Kaneda Legal Service {top}
著作権判例セレクション
【言語著作物】手紙の著作物性を認めた事例
▶平成11年10月18日東京地方裁判所[平成10(ワ)8761]▶平成12年05月23日東京高等裁判所[平成11(ネ)5631]
2 著作権法上保護の対象となる著作物とは、思想又は感情を創作的に表現したものであって、文芸、学術、美術又は音楽の範囲に属するものであることを要し、これをもって足りる。
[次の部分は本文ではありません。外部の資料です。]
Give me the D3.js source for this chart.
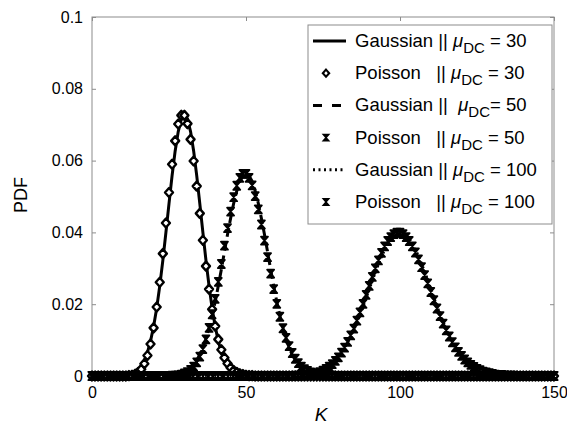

本件各手紙は、いずれも、被告Eとの往復書簡であり、特定の者に宛てられ、特定の者を読み手として書かれたものであって、不特定多数の読者を想定した文芸作品とは性格を異にする。しかし、本件各手紙には、単に時候の挨拶、返事、謝礼、依頼、指示などの事務的な内容のみが記載されているのではなく、Gの自己の作品に対する感慨、抱負、被告Eの作品に対する感想、意見、折々の心情、人生観、世界観等が、文芸作品とは異なり、飾らない言葉を用いて述べられている。本件各手紙は、いずれも、Gの思想又は感情を、個性的に表現したものであることは明らかである。以上のとおり、本件各手紙には著作物性がある。
[控訴審同旨]
1 著作権法は、著作物を「思想又は感情を創作的に表現したものであって、文芸、学術、美術又は音楽の範囲に属するものをいう。」と定義し、特に「手紙」を除外していないから、右の定義に該当する限り、手紙であっても、著作物であることは明らかである。この点について、手紙の著作物性は誰にも知られていなかったとか、国民の依拠すべき法が事実上存在しなかったとか、ということはできない。